San Francisco has lost not one, not two, but three straight games to the lowly -- or so we thought -- Colorado Rockies at Coors Field after losing both games of Saturday's split doubleheader. Simply put, the way this series has gone, in the context of where the Giants are in the NL wild-card race and what they needed to do, is nothing short of a disaster.

It doesn't matter what happens in the series finale on Sunday -- the Giants flat out blew a golden opportunity to beat up on one of MLB's worst teams. Playoff teams don't allow that to happen. The Giants, for the moment, look like the furthest thing from a playoff team.

But in manager Gabe Kapler's eyes, the Giants are fighters and -- for the umpteenth time this season -- will need to get back up after being knocked down.

"It was not our best baseball over the course of the last three days," Kapler told reporters postgame. "The timing is not good to not be playing good baseball three games in a row like that.

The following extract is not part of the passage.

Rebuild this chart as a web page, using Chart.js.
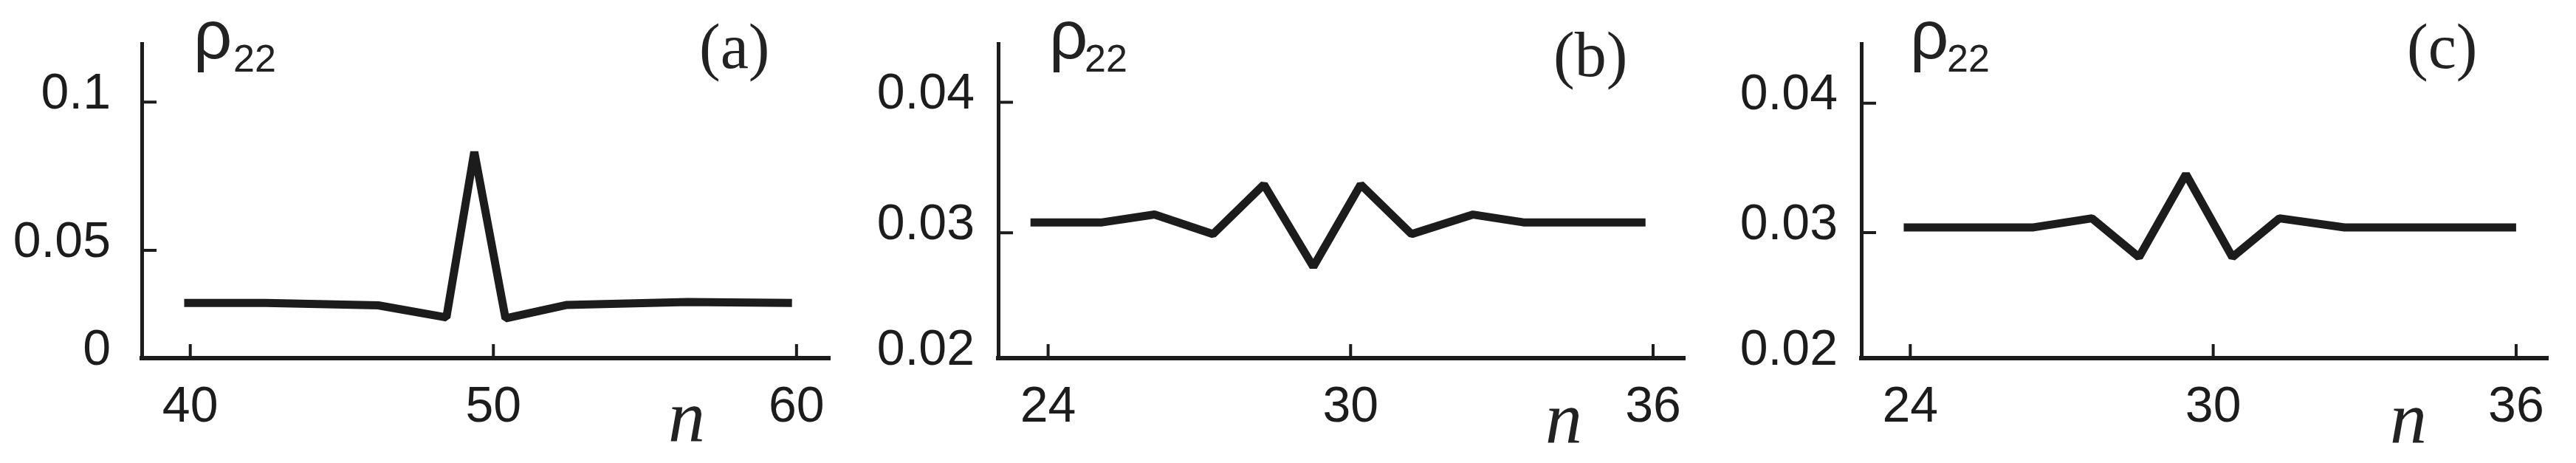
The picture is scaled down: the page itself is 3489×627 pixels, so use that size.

We're a tough bunch, and I think the thing we need to consider right now is how many times we're able to get back off the mat. After getting knocked down, you keep fighting, right? Because there's still plenty of time left and there's still an opportunity to make a real impact in this race and come out on top. So you got to keep fighting."

At some point, it's fair to wonder just how many hits one team can take. If there's a number, whatever it might be, the Giants have just about reached it.

While the Giants still are in the thick of the wild-card race and are nowhere near being eliminated from playoff contention, they've proven that their ceiling as a team probably is not much higher than the .500 record they have flirted with for the past month.

With 13 regular-season games remaining, San Francisco will need to win most of them in order to have a chance of sneaking its way into the playoffs. With two games left against the playoff-hopeful Arizona Diamondbacks, seven against the juggernaut Los Angeles Dodgers and three against the disappointing, yet star-studded, San Diego Padres, that certainly feels like too daunting of a task.

The Giants take pride in playing meaningful September baseball, and it's clear they will be in contention probably until the final series of the season -- as they were in 2022 and in 2020 with an anomaly 107-win 2021 season sandwiched in between.

As the Giants' playoff mettle continues to be tested each and every time they are punched in the gut, it's fair to assume that at some point, probably soon, a mentally, physically and emotionally exhausted ball club won't get back up off the proverbial mat.